# hrmm... they said snappers dont bask



## hyphen (Apr 4, 2004)

this is the second time i've caught him basking..


----------



## Tensa (Jul 28, 2008)

My old guy would bask too. most shops who say that they dont most likely dont give the turtle a chance. Maybe it has a hobby and enjoys basking...lol


----------



## TimmyTeam (Jun 20, 2003)

I always see big snappers basking on the pond bank in the wild.


----------



## His Majesty (Apr 5, 2005)

haha he looks like such a Don basking his ass off their

im sure he probably enjoys it. who doesnt?


----------



## Winkyee (Feb 17, 2003)

TimmyTeam said:


> I always see big snappers basking on the pond bank in the wild.


Nice turtle!
How long have you had him?

Yeah,
I've seen them basking too.


----------



## dark FrOsT (Sep 23, 2006)

i have two and both i see basking at least every other day. the only one i have seen that doesnt was an adult (50 lbs +) alligator snapper (which isnt mine, at a zoo i volunteer at) always just stays in the water.


----------



## TimmyTeam (Jun 20, 2003)

Ya a huge snapper, would probably use less energy, especially one that most likely gets fish dropped in its mouth. So i don't think he'd need to warm up as much because he does so little. The little guys are still growing and learning to hunt/feed/scavange.


----------



## hyphen (Apr 4, 2004)

Winkyee said:


> I always see big snappers basking on the pond bank in the wild.


Nice turtle!
How long have you had him?

Yeah,
I've seen them basking too.
[/quote]

not too long, a month and a half roughly. i bought a pair of snappers from a dealer earlier this year and they both died the following day







this guy is much healthier and doing really well. can't see from the pics but he's shedding a lot.

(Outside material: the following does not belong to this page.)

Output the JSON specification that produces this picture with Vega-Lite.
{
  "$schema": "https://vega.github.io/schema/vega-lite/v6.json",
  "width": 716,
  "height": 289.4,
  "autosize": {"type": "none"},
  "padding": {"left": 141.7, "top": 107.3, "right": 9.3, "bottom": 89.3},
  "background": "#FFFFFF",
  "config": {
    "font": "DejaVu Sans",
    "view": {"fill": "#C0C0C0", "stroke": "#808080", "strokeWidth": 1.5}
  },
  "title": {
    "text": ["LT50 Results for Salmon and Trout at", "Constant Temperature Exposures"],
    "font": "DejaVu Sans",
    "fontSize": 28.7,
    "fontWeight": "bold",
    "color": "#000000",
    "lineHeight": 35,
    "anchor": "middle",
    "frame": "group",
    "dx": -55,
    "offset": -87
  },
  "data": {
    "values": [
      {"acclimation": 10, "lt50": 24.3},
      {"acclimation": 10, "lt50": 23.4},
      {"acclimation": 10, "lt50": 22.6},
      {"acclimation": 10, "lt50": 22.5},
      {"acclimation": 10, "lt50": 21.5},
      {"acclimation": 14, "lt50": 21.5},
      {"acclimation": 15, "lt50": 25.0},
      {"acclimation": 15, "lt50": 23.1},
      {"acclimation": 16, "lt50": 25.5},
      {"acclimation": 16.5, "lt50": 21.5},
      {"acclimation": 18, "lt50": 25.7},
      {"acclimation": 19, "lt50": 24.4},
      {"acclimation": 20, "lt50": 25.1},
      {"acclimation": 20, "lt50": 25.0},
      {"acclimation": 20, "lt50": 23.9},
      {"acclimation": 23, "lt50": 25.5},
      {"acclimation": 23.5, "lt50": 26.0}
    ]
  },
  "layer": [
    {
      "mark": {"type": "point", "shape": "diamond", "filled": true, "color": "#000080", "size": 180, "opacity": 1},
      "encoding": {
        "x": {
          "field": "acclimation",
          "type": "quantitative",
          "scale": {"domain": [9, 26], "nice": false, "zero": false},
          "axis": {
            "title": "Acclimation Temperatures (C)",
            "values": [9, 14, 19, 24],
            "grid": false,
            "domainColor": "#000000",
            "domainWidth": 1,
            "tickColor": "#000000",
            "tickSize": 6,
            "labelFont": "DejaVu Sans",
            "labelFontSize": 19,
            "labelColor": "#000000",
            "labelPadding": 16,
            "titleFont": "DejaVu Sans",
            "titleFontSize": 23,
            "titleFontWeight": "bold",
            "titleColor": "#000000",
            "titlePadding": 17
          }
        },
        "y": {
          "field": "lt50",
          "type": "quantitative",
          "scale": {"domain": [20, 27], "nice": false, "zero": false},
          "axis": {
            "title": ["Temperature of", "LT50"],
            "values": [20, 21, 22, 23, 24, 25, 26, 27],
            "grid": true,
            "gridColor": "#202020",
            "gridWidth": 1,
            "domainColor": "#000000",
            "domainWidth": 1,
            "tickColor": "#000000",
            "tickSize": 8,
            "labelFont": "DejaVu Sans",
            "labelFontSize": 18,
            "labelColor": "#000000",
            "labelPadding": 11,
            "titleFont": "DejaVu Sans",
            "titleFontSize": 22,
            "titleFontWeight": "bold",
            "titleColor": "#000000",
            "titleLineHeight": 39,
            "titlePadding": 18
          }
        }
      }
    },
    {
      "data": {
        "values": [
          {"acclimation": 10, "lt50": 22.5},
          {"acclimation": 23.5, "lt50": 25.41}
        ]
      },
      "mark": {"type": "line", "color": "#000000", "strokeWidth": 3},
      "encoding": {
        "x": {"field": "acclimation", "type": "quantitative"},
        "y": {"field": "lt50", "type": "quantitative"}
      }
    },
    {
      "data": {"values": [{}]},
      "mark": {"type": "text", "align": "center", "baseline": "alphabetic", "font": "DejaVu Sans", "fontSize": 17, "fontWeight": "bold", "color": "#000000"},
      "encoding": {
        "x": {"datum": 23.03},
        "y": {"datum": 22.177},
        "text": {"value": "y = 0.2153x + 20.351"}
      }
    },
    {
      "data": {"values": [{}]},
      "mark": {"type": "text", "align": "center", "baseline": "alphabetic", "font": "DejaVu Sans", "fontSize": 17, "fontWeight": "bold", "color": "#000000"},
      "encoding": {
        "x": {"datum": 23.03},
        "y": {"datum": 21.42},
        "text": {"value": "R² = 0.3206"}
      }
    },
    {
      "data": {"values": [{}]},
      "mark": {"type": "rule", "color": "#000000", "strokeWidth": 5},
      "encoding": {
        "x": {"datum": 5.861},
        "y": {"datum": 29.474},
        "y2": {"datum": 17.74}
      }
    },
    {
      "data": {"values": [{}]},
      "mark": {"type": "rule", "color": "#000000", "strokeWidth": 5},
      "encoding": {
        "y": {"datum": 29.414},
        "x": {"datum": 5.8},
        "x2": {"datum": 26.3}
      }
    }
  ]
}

i also dropped in about 18 guppies when i got him. he ate all of them but 2 and those 2 are just hanging out, eating his scraps. i have a vid of him eating a pinky in the non-piranha pic/vid section.


----------



## fury (Nov 30, 2003)

for the most part they don't. baby and juvenile snappers bask now and then while older snappers perfer floating at the surface to bask and rarely come out.


----------



## Omnius (Mar 20, 2006)

Careful with the amount your feeding him, or he will grow very fast and that actually can cause some issues, I feed mine twice a week, with no more than can fit inside his head if you were to take it off and hollow it out, and he is still managing to gain weight despite that feeding schedule and amount. I also handle mine three times a week for 10 minutes to keep him tame, and it seems to have worked as he now seldom struggles when held, nor does he do other "snapper things" like bite or musk.

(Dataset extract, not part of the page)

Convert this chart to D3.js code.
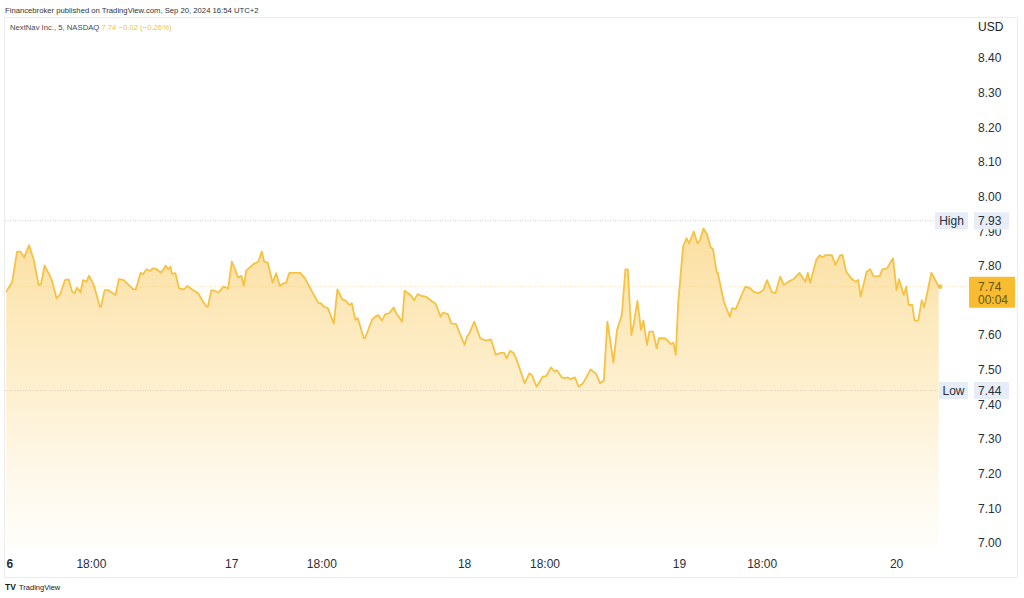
<!DOCTYPE html>
<html>
<head>
<meta charset="utf-8">
<script src="https://cdn.jsdelivr.net/npm/d3@7"></script>
<style>
  html, body { margin: 0; padding: 0; background: #ffffff; }
  svg { display: block; font-family: "Liberation Sans", Arial, sans-serif; }
</style>
</head>
<body>
<svg id="chart" width="1024" height="598"></svg>
<script>
// ---- data (5-minute bar index, close price) ----
const bars = [1,6,10,13,16,20,24,28,30,33,37,39,43,46,50,53,56,58,60,63,65,68,70,74,79,80,83,86,92,95,99,107,109,113,115,118,121,123,126,130,134,136,138,139,142,145,149,152,156,161,165,168,169,172,175,178,182,186,189,192,194,197,199,201,207,211,214,216,219,223,226,229,232,234,237,246,250,256,261,263,266,269,274,277,281,284,287,289,292,294,299,300,306,308,311,314,317,320,324,326,331,333,338,341,344,347,351,356,359,363,365,369,372,376,378,383,385,387,391,396,401,405,409,413,416,418,421,424,427,433,437,439,443,448,451,455,458,460,464,467,469,471,475,478,481,483,488,492,493,496,499,502,507,510,514,517,519,522,524,527,530,532,535,537,540,543,545,550,555,557,559,561,565,568,570,574,577,579,582,585,588,590,593,594,599,604,606,609,613,617,621,624,628,632,635,639,642,646,649,654,657,662,667,669,671,676,679,681,684,689,692,696,698,701,706,709,711,713,718,721,724,729,731,735,740,743,745,749,751,753,756,758,761,764,766,772,776,778];
const prices = [7.725,7.754,7.841,7.841,7.824,7.860,7.817,7.745,7.747,7.801,7.774,7.759,7.706,7.718,7.759,7.761,7.725,7.721,7.737,7.723,7.759,7.754,7.772,7.745,7.682,7.682,7.730,7.730,7.716,7.762,7.759,7.732,7.732,7.780,7.776,7.790,7.785,7.793,7.791,7.780,7.801,7.790,7.798,7.777,7.779,7.735,7.732,7.742,7.732,7.721,7.697,7.682,7.682,7.730,7.728,7.723,7.740,7.735,7.812,7.788,7.767,7.771,7.742,7.786,7.805,7.812,7.841,7.812,7.809,7.751,7.779,7.742,7.750,7.750,7.780,7.780,7.764,7.725,7.694,7.692,7.682,7.678,7.634,7.732,7.704,7.699,7.687,7.692,7.644,7.649,7.591,7.591,7.646,7.652,7.658,7.642,7.661,7.663,7.680,7.663,7.639,7.728,7.716,7.701,7.719,7.713,7.711,7.697,7.690,7.653,7.665,7.661,7.634,7.632,7.613,7.572,7.596,7.605,7.639,7.591,7.584,7.588,7.543,7.549,7.549,7.533,7.555,7.548,7.523,7.461,7.490,7.485,7.451,7.480,7.482,7.507,7.495,7.499,7.478,7.475,7.478,7.473,7.478,7.451,7.459,7.469,7.501,7.490,7.485,7.461,7.469,7.639,7.521,7.615,7.658,7.790,7.790,7.600,7.634,7.699,7.615,7.642,7.572,7.610,7.610,7.562,7.591,7.591,7.574,7.578,7.543,7.692,7.855,7.880,7.865,7.899,7.865,7.873,7.908,7.892,7.854,7.848,7.783,7.780,7.697,7.653,7.678,7.675,7.709,7.740,7.735,7.725,7.721,7.730,7.759,7.725,7.721,7.769,7.745,7.757,7.761,7.780,7.754,7.780,7.751,7.817,7.831,7.825,7.831,7.831,7.803,7.831,7.831,7.783,7.761,7.754,7.759,7.711,7.783,7.790,7.769,7.771,7.790,7.793,7.822,7.730,7.761,7.716,7.740,7.687,7.687,7.642,7.642,7.701,7.680,7.780,7.754,7.740];
const xTickBars = [4, 72, 189, 264, 383, 450, 562, 631, 743];
const xTickLabels = ["6", "18:00", "17", "18:00", "18", "18:00", "19", "18:00", "20"];
// 7.70 is hidden behind the last-price label in the reference
const yTicks = [7.00, 7.10, 7.20, 7.30, 7.40, 7.50, 7.60, 7.80, 7.90, 8.00, 8.10, 8.20, 8.30, 8.40];
const highValue = 7.93;
const lowValue = 7.44;
const lastPrice = 7.74;
const lastChange = "−0.02 (−0.26%)";
const countdown = "00:04";
const publishLine = "Financebroker published on TradingView.com, Sep 20, 2024 16:54 UTC+2";
const symbolLine = "NextNav Inc., 5, NASDAQ";

// ---- layout ----
const svg = d3.select("#chart");
const lineColor = "#f6c244";
const data = bars.map((b, i) => ({ b: b, p: prices[i] }));

const x = d3.scaleLinear().domain([0, 800]).range([5, 965]);
const y = d3.scaleLinear().domain([7.0, 8.4]).range([543, 58]);
const plotBottom = 546;

svg.append("rect").attr("width", 1024).attr("height", 598).attr("fill", "#ffffff");

// header
svg.append("text").attr("x", 5).attr("y", 13)
  .attr("font-size", 7.7).attr("fill", "#333333").text(publishLine);

// frame
svg.append("rect").attr("x", 4.5).attr("y", 17.5).attr("width", 1013).attr("height", 560)
  .attr("fill", "none").attr("stroke", "#ececec").attr("stroke-width", 1);

const sym = svg.append("text").attr("x", 10).attr("y", 30).attr("font-size", 7.7);
sym.append("tspan").attr("fill", "#4a4a4a").text(symbolLine + " ");
sym.append("tspan").attr("fill", "#f0c24a").text(" " + lastPrice.toFixed(2) + "  " + lastChange);

// gradient
const defs = svg.append("defs");
const grad = defs.append("linearGradient").attr("id", "fillGrad")
  .attr("gradientUnits", "userSpaceOnUse")
  .attr("x1", 0).attr("x2", 0).attr("y1", y(highValue)).attr("y2", plotBottom);
grad.append("stop").attr("offset", "0%").attr("stop-color", "#f8c24a").attr("stop-opacity", 0.55);
grad.append("stop").attr("offset", "55%").attr("stop-color", "#fbd57e").attr("stop-opacity", 0.35);
grad.append("stop").attr("offset", "100%").attr("stop-color", "#fde7b5").attr("stop-opacity", 0.08);

// high / low / last price reference lines
svg.append("line").attr("x1", 5).attr("x2", 935).attr("y1", y(highValue)).attr("y2", y(highValue))
  .attr("stroke", "#b8bcc4").attr("stroke-width", 0.8).attr("stroke-dasharray", "1,1.5");
svg.append("line").attr("x1", 5).attr("x2", 938).attr("y1", y(lowValue)).attr("y2", y(lowValue))
  .attr("stroke", "#b8bcc4").attr("stroke-width", 0.8).attr("stroke-dasharray", "1,1.5");
svg.append("line").attr("x1", 5).attr("x2", 969).attr("y1", y(lastPrice)).attr("y2", y(lastPrice))
  .attr("stroke", "#f3dca0").attr("stroke-width", 0.8).attr("stroke-dasharray", "1,1.5");

// area + line
const area = d3.area().x(d => x(d.b)).y0(plotBottom).y1(d => y(d.p));
const line = d3.line().x(d => x(d.b)).y(d => y(d.p));
svg.append("path").datum(data).attr("d", area).attr("fill", "url(#fillGrad)");
svg.append("path").datum(data).attr("d", line).attr("fill", "none")
  .attr("stroke", lineColor).attr("stroke-width", 1.8).attr("stroke-linejoin", "round");
const last = data[data.length - 1];
svg.append("circle").attr("cx", x(last.b) + 1.5).attr("cy", y(last.p)).attr("r", 2.3).attr("fill", lineColor);

// y axis labels
svg.append("text").attr("x", 978).attr("y", 31).attr("font-size", 12).attr("fill", "#222").text("USD");
svg.append("g").selectAll("text").data(yTicks).join("text")
  .attr("x", 978).attr("y", d => y(d) + 4.3)
  .attr("font-size", 12).attr("fill", "#2a2e39")
  .text(d => d.toFixed(2));

// x axis labels
svg.append("g").selectAll("text").data(xTickBars).join("text")
  .attr("x", d => x(d)).attr("y", 568)
  .attr("text-anchor", "middle").attr("font-size", 12).attr("fill", "#2a2e39")
  .attr("font-weight", (d, i) => i === 0 ? "bold" : "normal")
  .text((d, i) => xTickLabels[i]);

// High / Low labels
function refLabel(name, value, boxX, boxW) {
  const cy = y(value);
  svg.append("rect").attr("x", boxX).attr("y", cy - 8.5).attr("width", boxW).attr("height", 17)
    .attr("fill", "#e6edf8");
  svg.append("text").attr("x", boxX + boxW / 2).attr("y", cy + 4.3).attr("text-anchor", "middle")
    .attr("font-size", 12).attr("fill", "#2a2e39").text(name);
  svg.append("rect").attr("x", 974).attr("y", cy - 8.5).attr("width", 35).attr("height", 17)
    .attr("fill", "#e6edf8");
  svg.append("text").attr("x", 978).attr("y", cy + 4.3)
    .attr("font-size", 12).attr("fill", "#2a2e39").text(value.toFixed(2));
}
refLabel("High", highValue, 935, 33);
refLabel("Low", lowValue, 939, 29);

// last price label
const lp = y(lastPrice);
svg.append("rect").attr("x", 969).attr("y", lp - 10).attr("width", 46).attr("height", 31)
  .attr("fill", "#f8bc30").attr("rx", 1);
svg.append("text").attr("x", 978).attr("y", lp + 4.3).attr("font-size", 12).attr("fill", "#6a5318")
  .text(lastPrice.toFixed(2));
svg.append("text").attr("x", 978).attr("y", lp + 17.5).attr("font-size", 12).attr("fill", "#6a5318")
  .text(countdown);

// footer logo
svg.append("text").attr("x", 5).attr("y", 590).attr("font-size", 8.5).attr("font-weight", 900)
  .attr("fill", "#131722").text("TV");
svg.append("text").attr("x", 19).attr("y", 590).attr("font-size", 7.5).attr("fill", "#131722")
  .text("TradingView");
</script>
</body>
</html>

As for basking, yes snappers engage in it, mine most likely does when I am not looking, but I have caught him basking many times before









Also make sure you feed him lots of fresh veggies, these are omnivorous animals by natural and do well with a varied diet. He has also eaten every aquatic plant I put in there from hornwort to amazon swords. Another good way to get veggies into them is to feed the various algae pellets and other diets made for vegetarian fish.

Now for the pics!



























I have him trained to eat out of a food dish, he is getting some duck I got as a special treat.

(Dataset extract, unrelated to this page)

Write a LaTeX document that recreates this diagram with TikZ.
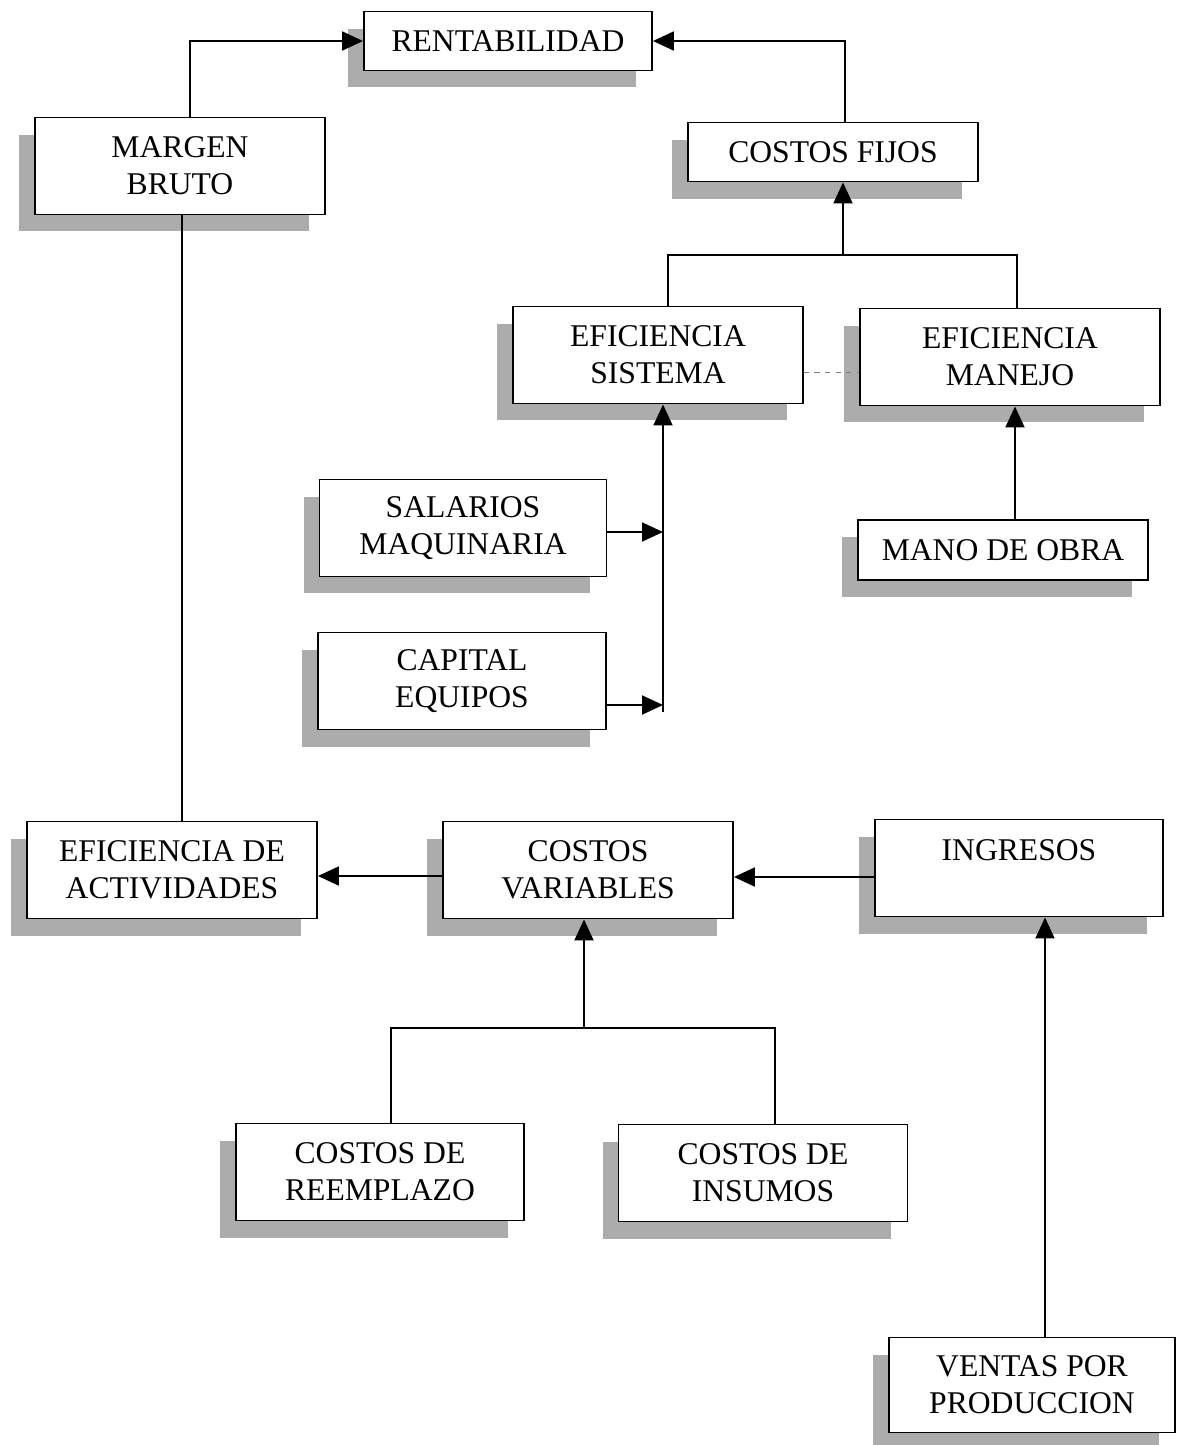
\documentclass[tikz,border=0pt]{standalone}
\usepackage{fontspec}
\setmainfont{Liberation Serif}
\usetikzlibrary{arrows.meta,shadows}
\begin{document}
\begin{tikzpicture}[x=0.02cm, y=-0.02cm,
    caja/.style={draw, fill=white, line width=1.1pt, align=center, inner sep=0pt,
        minimum width=5.8cm, minimum height=1.94cm, font=\fontsize{18}{21}\selectfont,
        drop shadow={shadow xshift=-0.32cm, shadow yshift=-0.34cm, opacity=1, fill=gray!65}},
    baja/.style={caja, minimum height=1.18cm},
    linea/.style={line width=1.1pt},
    flecha/.style={linea, -{Triangle[length=0.42cm, width=0.38cm]}}]
    \useasboundingbox (0,0) rectangle (1179,1445);

    \node (rent) [baja, minimum width=5.76cm] at (508,41) {RENTABILIDAD};
    \node (margen) [caja] at (180,166) {MARGEN\\BRUTO};
    \node (fijos) [baja] at (833,152) {COSTOS FIJOS};
    \node (sistema) [caja] at (658,355) {EFICIENCIA\\SISTEMA};
    \node (manejo) [caja, minimum width=6cm] at (1010,357) {EFICIENCIA\\MANEJO};
    \node (salarios) [caja, minimum width=5.74cm] at (463,528) {SALARIOS\\MAQUINARIA};
    \node (capital) [caja, minimum width=5.76cm] at (462,681) {CAPITAL\\EQUIPOS};
    \node (mano) [baja, minimum height=1.2cm] at (1003,550) {MANO DE OBRA};
    \node (actividades) [caja] at (172,870) {EFICIENCIA DE\\ACTIVIDADES};
    \node (variables) [caja] at (588,870) {COSTOS\\VARIABLES};
    \node (ingresos) [caja, minimum width=5.76cm] at (1019,868) {INGRESOS\\\mbox{}};
    \node (reemplazo) [caja, minimum width=5.76cm] at (380,1172) {COSTOS DE\\REEMPLAZO};
    \node (insumos) [caja, minimum width=5.78cm] at (763,1173) {COSTOS DE\\INSUMOS};
    \node (ventas) [caja, minimum width=5.72cm, minimum height=1.9cm] at (1032,1385) {VENTAS POR\\PRODUCCION};

    \coordinate (union1) at (843,255);
    \coordinate (bus1) at (663,712);
    \coordinate (union2) at (584,1028);

    \draw[flecha] ([xshift=0.2cm]margen.north) |- (rent.west);
    \draw[flecha] ([xshift=0.24cm]fijos.north) |- (rent.east);
    \draw[linea] ([xshift=0.04cm]margen.south) -- ([xshift=0.04cm]margen.south |- actividades.north);

    \draw[linea] ([xshift=0.2cm]sistema.north) |- (union1) -| ([xshift=0.14cm]manejo.north);
    \draw[flecha] (union1) -- (union1 |- fijos.south);
    \draw[dashed, gray, thin] ([yshift=-0.34cm]sistema.east) -- ([yshift=-0.34cm]sistema.east -| manejo.west);

    \draw[flecha] (bus1) -- (bus1 |- sistema.south);
    \draw[flecha] ([yshift=-0.08cm]salarios.east) -- ([yshift=-0.08cm]salarios.east -| bus1);
    \draw[flecha] ([yshift=-0.48cm]capital.east) -- ([yshift=-0.48cm]capital.east -| bus1);
    \draw[flecha] ([xshift=0.24cm]mano.north) -- ([xshift=0.24cm]mano.north |- manejo.south);

    \draw[flecha] ([yshift=-0.12cm]variables.west) -- ([yshift=-0.12cm]variables.west -| actividades.east);
    \draw[flecha] ([yshift=-0.18cm]ingresos.west) -- ([yshift=-0.18cm]ingresos.west -| variables.east);

    \draw[linea] ([xshift=0.22cm]reemplazo.north) |- (union2) -| ([xshift=0.24cm]insumos.north);
    \draw[flecha] (union2) -- (union2 |- variables.south);
    \draw[flecha] ([xshift=0.26cm]ventas.north) -- ([xshift=0.26cm]ventas.north |- ingresos.south);
\end{tikzpicture}
\end{document}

Another one of his favorite foods:








And another, though he likes his carrots diced.









Here he was six months ago
^^









And here he was when I got him, fresh out of the nest, he had just finished hatching, and unfortunetly his nest was discovered and crows were finishing off the other ones, he was the only one left.









Well I hope you enjoyed and sorry for the hijack.


----------